Friday, February 06, 2009

Portuguese Sweet Bread

Bread making is truly an art.  One that I have only just begun to explore.   This is another recipe from the "Bread Baker's Apprentice".   It is somewhat similar to the sweetness and softness of Hawaiian bread.  Looking at the recipe you might feel it may be difficult, but it really is much simpler than it looks.  One thing it does require like most yeast breads is time.  This one from start to finish including 90 minutes of cooling takes approximately 9 hours so start it early in the day if you plan to have it with dinner.

Makes 2  1-pound loaves


1/2 cup unbleached bread flour
1 tablespoon sugar
2-1/4  teaspoons instant yeast
1/2 cup water, at room temperature


6 tablespoons sugar
1 teaspoon salt
1/4 cup powdered milk
2 tablespoons unsalted butter, at room temperature
2 tablespoons vegetable shortening
2 large eggs
1 teaspoon lemon extract
1 teaspoon orange extract
1 teaspoon vanilla extract
3 cups unbleached bread flour
about 6 tablespoons water, at room temperature

Egg Wash

1 egg, whisked with one teaspoon water until frothy

1. To make the sponge, stir together the flour, sugar, and yeast in a small bowl.  Add water and stir until all the ingredient are hydrated and make a smooth batter.  Cover the bowl with plastic wrap and ferment at room temperature for 60 - 90 minutes, or until the sponge gets foamy and seems on the verge of collapse. 
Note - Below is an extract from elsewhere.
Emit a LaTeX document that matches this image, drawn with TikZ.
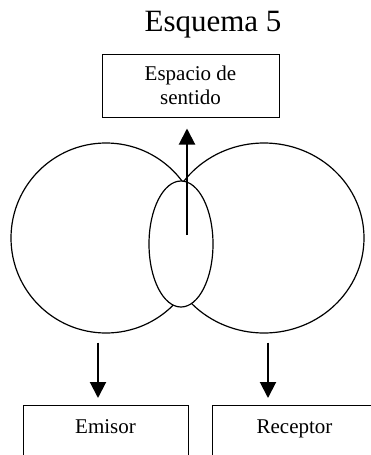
\documentclass[tikz,border=0pt]{standalone}
\usepackage{fontspec}
\setmainfont{Liberation Serif}
\usepackage{tikz}
\usetikzlibrary{arrows.meta,shapes.geometric}

\tikzset{
	caja/.style={draw, line width=1pt, inner sep=0pt, font=\fontsize{21}{24}\selectfont},
	abajo/.style={caja, anchor=north, minimum width=165, text height=15pt, text depth=70pt, inner ysep=13pt},
	flecha/.style={-{Triangle[length=16pt,width=16pt]}, line width=2pt},
	aro/.style={draw, line width=1.2pt, inner sep=0pt}
}

\begin{document}
\begin{tikzpicture}[x=1pt,y=-1pt]
			\clip (0,0) rectangle (371,455);
			
			\node[anchor=base, font=\fontsize{31}{36}\selectfont] (titulo) at (213,31) {Esquema 5};
			
			\node[caja, align=center, minimum width=177, minimum height=63] (sentido) at (190.5,85.5) {Espacio de\\sentido};
			
			\node[aro, circle, minimum size=190] (emi) at (106,238) {};
			\node[aro, ellipse, minimum width=200, minimum height=190] (rec) at (264,238) {};
			\node[aro, ellipse, fill=white, minimum width=64, minimum height=126] (inter) at (181,244) {};
			
			\node[abajo] (emisor) at (105.5,405) {Emisor};
			\node[abajo] (receptor) at (294.5,405) {Receptor};
			
			\coordinate (centro) at ([xshift=6pt,yshift=9pt]inter.center);
			\draw [flecha, shorten >=11pt] (centro) -- (centro |- sentido.south);
			
			\draw [flecha, shorten <=9pt, shorten >=7pt] ([xshift=-8pt]emi.south) -- ([xshift=-8pt]emi.south |- emisor.north);
			\draw [flecha, shorten <=9pt, shorten >=7pt] ([xshift=4pt]rec.south) -- ([xshift=4pt]rec.south |- receptor.north);
		\end{tikzpicture}
\end{document}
2.  To make the dough, combine the sugar, salt, powdered milk, butter and shortening in a 4- quart mixing bowl (or the bowl of an electric mixer).  Cream together with a sturdy spoon (or the paddle attachment of your stand mixer) until smooth, then mix in the eggs and the extracts.  Knead by hand (or switch to the dough hook attachment) and mix in the sponge and the flour.  Add the water, as needed, to make a very soft dough.  The finished dough should be very supple and soft, easy to knead, and not wet or sticky.  It will take 10-12 minutes with the electric mixer and close to 15 minutes by hand to achieve this consistency.  Lightly oil a large bowl and transfer the dough to the bowl, rolling it around to coat it with oil.  Cover the bowl with plastic wrap.

3.  Ferment  at room temperature for approximately 2 hours , or until dough doubles in size. 

4.  Remove the dough from the bowl and divide it into 2 equal pieces.  Form each of the pieces into a *boule shape (round).  Lightly oil two 9- inch pie pans and place 1 boule, seam side down in each pan.  Mist the dough with spray oil and loosely cover the pans with plastic wrap.

5.  Proof at room temperature for 2-3 hours, or until the dough fills the pans fully, doubling in size and overlapping the edges slightly.  (if you only want 1 loaf, you may retard the second in the refrigerator for 1 day, although it will take 4-5 hours to proof after it comes out of the refrigerator. )

6.  Very gently brush the loaves with the egg wash.  Preheat the oven to 350 F with the oven rack on the middle shelf. 

7.  Bake the loaves for 50-60 minutes, after 30 minutes check the loaves and rotate 180 degrees, for even baking.  Because of the high amount of sugar, the dough will brown very quickly, but don't be fooled into thinking it is done.  It will get darker as he center gradually catches up with the outside, but it will not burn.  The final color will be a rich mahogany brown.

8.  Remove the bread from the pie pans and place on a rack and cool.  the bread will soften as it cools, resulting in a very soft, squishy loaf.  Allow the bread to cool for at least 90 minutes. before slicing. or serving. 

(A) Gather the dough to form a ball.  (B) to create surface tension, stretch the outside of the dough into an oblong, being careful not to squeeze out the gas trapped in the dough anymore than necessary.  (C) Repeat this stretching motion, bringing the opposite ends together to make a ball.  Tighten the surface tension by pinching to seal the bottom of the dough where the creases converge.  (D)  Set the boules aside for proofing or to rest for further shaping.